======== SUPPLIED INFORMATION

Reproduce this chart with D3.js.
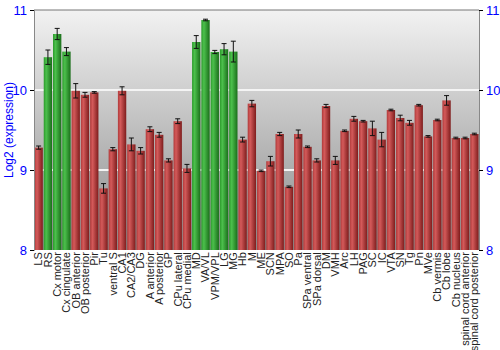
<!DOCTYPE html>
<html>
<head>
<meta charset="utf-8">
<script src="https://cdn.jsdelivr.net/npm/d3@7"></script>
<style>
  body { margin: 0; background: #fff; }
  text { font-family: "Liberation Sans", Arial, sans-serif; }
</style>
</head>
<body>
<div id="chart"></div>
<script>
// Regions, expression means and error half-widths (log2)
var regions = ['LS', 'RS', 'Cx motor', 'Cx cingulate', 'OB anterior', 'OB posterior', 'Pir', 'Tu',
  'ventral S', 'CA1', 'CA2/CA3', 'DG', 'A anterior', 'A posterior', 'GP', 'CPu lateral', 'CPu medial',
  'MD', 'VA/VL', 'VPM/VPL', 'LG', 'MG', 'Hb', 'M', 'ME', 'SCN', 'MPA', 'SO', 'Pa', 'SPa ventral',
  'SPa dorsal', 'DM', 'VMH', 'Arc', 'LH', 'PAG', 'SC', 'IC', 'VTA', 'SN', 'Tg', 'Pn', 'MVe',
  'Cb vermis', 'Cb lobe', 'Cb nucleus', 'spinal cord anterior', 'spinal cord posterior'];
var values = [9.28, 10.41, 10.70, 10.48, 9.99, 9.94, 9.97, 8.77,
  9.26, 9.99, 9.32, 9.24, 9.51, 9.44, 9.12, 9.61, 9.02,
  10.60, 10.875, 10.475, 10.51, 10.48, 9.38, 9.83, 8.99, 9.11, 9.45, 8.79, 9.45, 9.29,
  9.12, 9.80, 9.12, 9.49, 9.64, 9.61, 9.52, 9.38, 9.75, 9.65, 9.59, 9.81, 9.42,
  9.625, 9.87, 9.40, 9.40, 9.45];
var errors = [0.02, 0.09, 0.07, 0.05, 0.09, 0.03, 0.01, 0.06,
  0.02, 0.05, 0.08, 0.04, 0.03, 0.03, 0.02, 0.03, 0.05,
  0.08, 0.01, 0.02, 0.07, 0.13, 0.03, 0.04, 0.01, 0.06, 0.02, 0.01, 0.05, 0.01,
  0.02, 0.02, 0.05, 0.01, 0.03, 0.01, 0.09, 0.09, 0.01, 0.035, 0.03, 0.01, 0.01,
  0.01, 0.06, 0.01, 0.01, 0.01];
var highlighted = ['RS', 'Cx motor', 'Cx cingulate', 'MD', 'VA/VL', 'VPM/VPL', 'LG', 'MG'];
var yTicks = [8, 9, 10, 11];

var margin = {top: 10, right: 21, bottom: 100, left: 34},
    width = 500 - margin.left - margin.right,
    height = 350 - margin.top - margin.bottom;

var svg = d3.select('#chart').append('svg')
    .attr('width', 500)
    .attr('height', 350);

var defs = svg.append('defs');

var bg = defs.append('linearGradient').attr('id', 'bg')
    .attr('x1', 0).attr('y1', 0).attr('x2', 0).attr('y2', 1);
bg.append('stop').attr('offset', '0%').attr('stop-color', '#f2f2f2');
bg.append('stop').attr('offset', '100%').attr('stop-color', '#8a8a8a');

function barGrad(id, c0, c1, c2) {
  var g = defs.append('linearGradient').attr('id', id)
      .attr('x1', 0).attr('y1', 0).attr('x2', 1).attr('y2', 0);
  g.append('stop').attr('offset', '0%').attr('stop-color', c0);
  g.append('stop').attr('offset', '30%').attr('stop-color', c1);
  g.append('stop').attr('offset', '100%').attr('stop-color', c2);
}
barGrad('red', '#b03a3a', '#d45a5a', '#7e1c1c');
barGrad('green', '#2c9a2c', '#4cc04c', '#1a6e1a');

var g = svg.append('g')
    .attr('transform', 'translate(' + margin.left + ',' + margin.top + ')');

var x = d3.scaleBand().domain(regions).range([0, width]).paddingInner(0.1).paddingOuter(0.05);
var y = d3.scaleLinear().domain([8, 11]).range([height, 0]);

g.append('rect')
    .attr('width', width)
    .attr('height', height)
    .attr('fill', 'url(#bg)');

// grid lines
g.selectAll('.grid')
    .data([9, 10])
  .enter().append('line')
    .attr('x1', 0).attr('x2', width)
    .attr('y1', function(d) { return y(d); })
    .attr('y2', function(d) { return y(d); })
    .attr('stroke', '#f4f4f4')
    .attr('stroke-width', 2);

var data = regions.map(function(r, i) { return {name: r, value: values[i], err: errors[i]}; });

g.selectAll('.bar')
    .data(data)
  .enter().append('rect')
    .attr('x', function(d) { return x(d.name); })
    .attr('y', function(d) { return y(d.value); })
    .attr('width', x.bandwidth())
    .attr('height', function(d) { return height - y(d.value); })
    .attr('fill', function(d) { return highlighted.indexOf(d.name) >= 0 ? 'url(#green)' : 'url(#red)'; });

// error bars
var eb = g.selectAll('.err')
    .data(data)
  .enter().append('g')
    .attr('transform', function(d) { return 'translate(' + (x(d.name) + x.bandwidth() / 2) + ',0)'; })
    .attr('stroke', '#111')
    .attr('stroke-width', 1);
eb.append('line')
    .attr('y1', function(d) { return y(d.value + d.err); })
    .attr('y2', function(d) { return y(d.value - d.err); });
eb.append('line')
    .attr('x1', -2.5).attr('x2', 2.5)
    .attr('y1', function(d) { return y(d.value + d.err); })
    .attr('y2', function(d) { return y(d.value + d.err); });
eb.append('line')
    .attr('x1', -2.5).attr('x2', 2.5)
    .attr('y1', function(d) { return y(d.value - d.err); })
    .attr('y2', function(d) { return y(d.value - d.err); });

// frame
g.append('line').attr('x1', 0).attr('x2', width).attr('y1', 0).attr('y2', 0)
    .attr('stroke', '#777').attr('stroke-width', 1);

var yLeft = g.append('g').call(d3.axisLeft(y).tickValues(yTicks).tickFormat(d3.format('d')).tickSize(4));
var yRight = g.append('g').attr('transform', 'translate(' + width + ',0)')
    .call(d3.axisRight(y).tickValues(yTicks).tickFormat(d3.format('d')).tickSize(4));
[yLeft, yRight].forEach(function(a) {
  a.select('.domain').attr('stroke', '#888');
  a.selectAll('.tick line').attr('stroke', '#000');
  a.selectAll('.tick text').attr('fill', '#0000ff').style('font-size', '13px')
      .style('font-family', '"Liberation Sans", Arial, sans-serif');
});

// x labels
var xAxis = g.append('g')
    .attr('transform', 'translate(0,' + height + ')')
    .call(d3.axisBottom(x).tickSize(0));
xAxis.select('.domain').remove();
xAxis.selectAll('text')
    .style('text-anchor', 'end')
    .style('font-size', '11px')
    .style('font-family', '"Liberation Sans", Arial, sans-serif')
    .attr('fill', '#222')
    .attr('dx', '-0.2em')
    .attr('dy', '0.35em')
    .attr('y', 0)
    .attr('x', 0)
    .attr('transform', 'rotate(-90)');

svg.append('text')
    .attr('transform', 'translate(13,' + (margin.top + height / 2) + ') rotate(-90)')
    .attr('text-anchor', 'middle')
    .attr('fill', '#0000ff')
    .style('font-size', '12px')
    .text('Log2 (expression)');
</script>
</body>
</html>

================

Output the material word for word, omitting its pictures.

Reproduce this chart with D3.js.
<!DOCTYPE html>
<html>
<head>
<meta charset="utf-8">
<script src="https://cdn.jsdelivr.net/npm/d3@7"></script>
<style>
  body { margin: 0; background: #fff; }
  text { font-family: "Liberation Sans", Arial, sans-serif; }
</style>
</head>
<body>
<div id="chart"></div>
<script>
// Regions, expression means and error half-widths (log2)
var regions = ['LS', 'RS', 'Cx motor', 'Cx cingulate', 'OB anterior', 'OB posterior', 'Pir', 'Tu',
  'ventral S', 'CA1', 'CA2/CA3', 'DG', 'A anterior', 'A posterior', 'GP', 'CPu lateral', 'CPu medial',
  'MD', 'VA/VL', 'VPM/VPL', 'LG', 'MG', 'Hb', 'M', 'ME', 'SCN', 'MPA', 'SO', 'Pa', 'SPa ventral',
  'SPa dorsal', 'DM', 'VMH', 'Arc', 'LH', 'PAG', 'SC', 'IC', 'VTA', 'SN', 'Tg', 'Pn', 'MVe',
  'Cb vermis', 'Cb lobe', 'Cb nucleus', 'spinal cord anterior', 'spinal cord posterior'];
var values = [9.28, 10.41, 10.70, 10.48, 9.99, 9.94, 9.97, 8.77,
  9.26, 9.99, 9.32, 9.24, 9.51, 9.44, 9.12, 9.61, 9.02,
  10.60, 10.875, 10.475, 10.51, 10.48, 9.38, 9.83, 8.99, 9.11, 9.45, 8.79, 9.45, 9.29,
  9.12, 9.80, 9.12, 9.49, 9.64, 9.61, 9.52, 9.38, 9.75, 9.65, 9.59, 9.81, 9.42,
  9.625, 9.87, 9.40, 9.40, 9.45];
var errors = [0.02, 0.09, 0.07, 0.05, 0.09, 0.03, 0.01, 0.06,
  0.02, 0.05, 0.08, 0.04, 0.03, 0.03, 0.02, 0.03, 0.05,
  0.08, 0.01, 0.02, 0.07, 0.13, 0.03, 0.04, 0.01, 0.06, 0.02, 0.01, 0.05, 0.01,
  0.02, 0.02, 0.05, 0.01, 0.03, 0.01, 0.09, 0.09, 0.01, 0.035, 0.03, 0.01, 0.01,
  0.01, 0.06, 0.01, 0.01, 0.01];
var highlighted = ['RS', 'Cx motor', 'Cx cingulate', 'MD', 'VA/VL', 'VPM/VPL', 'LG', 'MG'];
var yTicks = [8, 9, 10, 11];

var margin = {top: 10, right: 21, bottom: 100, left: 34},
    width = 500 - margin.left - margin.right,
    height = 350 - margin.top - margin.bottom;

var svg = d3.select('#chart').append('svg')
    .attr('width', 500)
    .attr('height', 350);

var defs = svg.append('defs');

var bg = defs.append('linearGradient').attr('id', 'bg')
    .attr('x1', 0).attr('y1', 0).attr('x2', 0).attr('y2', 1);
bg.append('stop').attr('offset', '0%').attr('stop-color', '#f2f2f2');
bg.append('stop').attr('offset', '100%').attr('stop-color', '#8a8a8a');

function barGrad(id, c0, c1, c2) {
  var g = defs.append('linearGradient').attr('id', id)
      .attr('x1', 0).attr('y1', 0).attr('x2', 1).attr('y2', 0);
  g.append('stop').attr('offset', '0%').attr('stop-color', c0);
  g.append('stop').attr('offset', '30%').attr('stop-color', c1);
  g.append('stop').attr('offset', '100%').attr('stop-color', c2);
}
barGrad('red', '#b03a3a', '#d45a5a', '#7e1c1c');
barGrad('green', '#2c9a2c', '#4cc04c', '#1a6e1a');

var g = svg.append('g')
    .attr('transform', 'translate(' + margin.left + ',' + margin.top + ')');

var x = d3.scaleBand().domain(regions).range([0, width]).paddingInner(0.1).paddingOuter(0.05);
var y = d3.scaleLinear().domain([8, 11]).range([height, 0]);

g.append('rect')
    .attr('width', width)
    .attr('height', height)
    .attr('fill', 'url(#bg)');

// grid lines
g.selectAll('.grid')
    .data([9, 10])
  .enter().append('line')
    .attr('x1', 0).attr('x2', width)
    .attr('y1', function(d) { return y(d); })
    .attr('y2', function(d) { return y(d); })
    .attr('stroke', '#f4f4f4')
    .attr('stroke-width', 2);

var data = regions.map(function(r, i) { return {name: r, value: values[i], err: errors[i]}; });

g.selectAll('.bar')
    .data(data)
  .enter().append('rect')
    .attr('x', function(d) { return x(d.name); })
    .attr('y', function(d) { return y(d.value); })
    .attr('width', x.bandwidth())
    .attr('height', function(d) { return height - y(d.value); })
    .attr('fill', function(d) { return highlighted.indexOf(d.name) >= 0 ? 'url(#green)' : 'url(#red)'; });

// error bars
var eb = g.selectAll('.err')
    .data(data)
  .enter().append('g')
    .attr('transform', function(d) { return 'translate(' + (x(d.name) + x.bandwidth() / 2) + ',0)'; })
    .attr('stroke', '#111')
    .attr('stroke-width', 1);
eb.append('line')
    .attr('y1', function(d) { return y(d.value + d.err); })
    .attr('y2', function(d) { return y(d.value - d.err); });
eb.append('line')
    .attr('x1', -2.5).attr('x2', 2.5)
    .attr('y1', function(d) { return y(d.value + d.err); })
    .attr('y2', function(d) { return y(d.value + d.err); });
eb.append('line')
    .attr('x1', -2.5).attr('x2', 2.5)
    .attr('y1', function(d) { return y(d.value - d.err); })
    .attr('y2', function(d) { return y(d.value - d.err); });

// frame
g.append('line').attr('x1', 0).attr('x2', width).attr('y1', 0).attr('y2', 0)
    .attr('stroke', '#777').attr('stroke-width', 1);

var yLeft = g.append('g').call(d3.axisLeft(y).tickValues(yTicks).tickFormat(d3.format('d')).tickSize(4));
var yRight = g.append('g').attr('transform', 'translate(' + width + ',0)')
    .call(d3.axisRight(y).tickValues(yTicks).tickFormat(d3.format('d')).tickSize(4));
[yLeft, yRight].forEach(function(a) {
  a.select('.domain').attr('stroke', '#888');
  a.selectAll('.tick line').attr('stroke', '#000');
  a.selectAll('.tick text').attr('fill', '#0000ff').style('font-size', '13px')
      .style('font-family', '"Liberation Sans", Arial, sans-serif');
});

// x labels
var xAxis = g.append('g')
    .attr('transform', 'translate(0,' + height + ')')
    .call(d3.axisBottom(x).tickSize(0));
xAxis.select('.domain').remove();
xAxis.selectAll('text')
    .style('text-anchor', 'end')
    .style('font-size', '11px')
    .style('font-family', '"Liberation Sans", Arial, sans-serif')
    .attr('fill', '#222')
    .attr('dx', '-0.2em')
    .attr('dy', '0.35em')
    .attr('y', 0)
    .attr('x', 0)
    .attr('transform', 'rotate(-90)');

svg.append('text')
    .attr('transform', 'translate(13,' + (margin.top + height / 2) + ') rotate(-90)')
    .attr('text-anchor', 'middle')
    .attr('fill', '#0000ff')
    .style('font-size', '12px')
    .text('Log2 (expression)');
</script>
</body>
</html>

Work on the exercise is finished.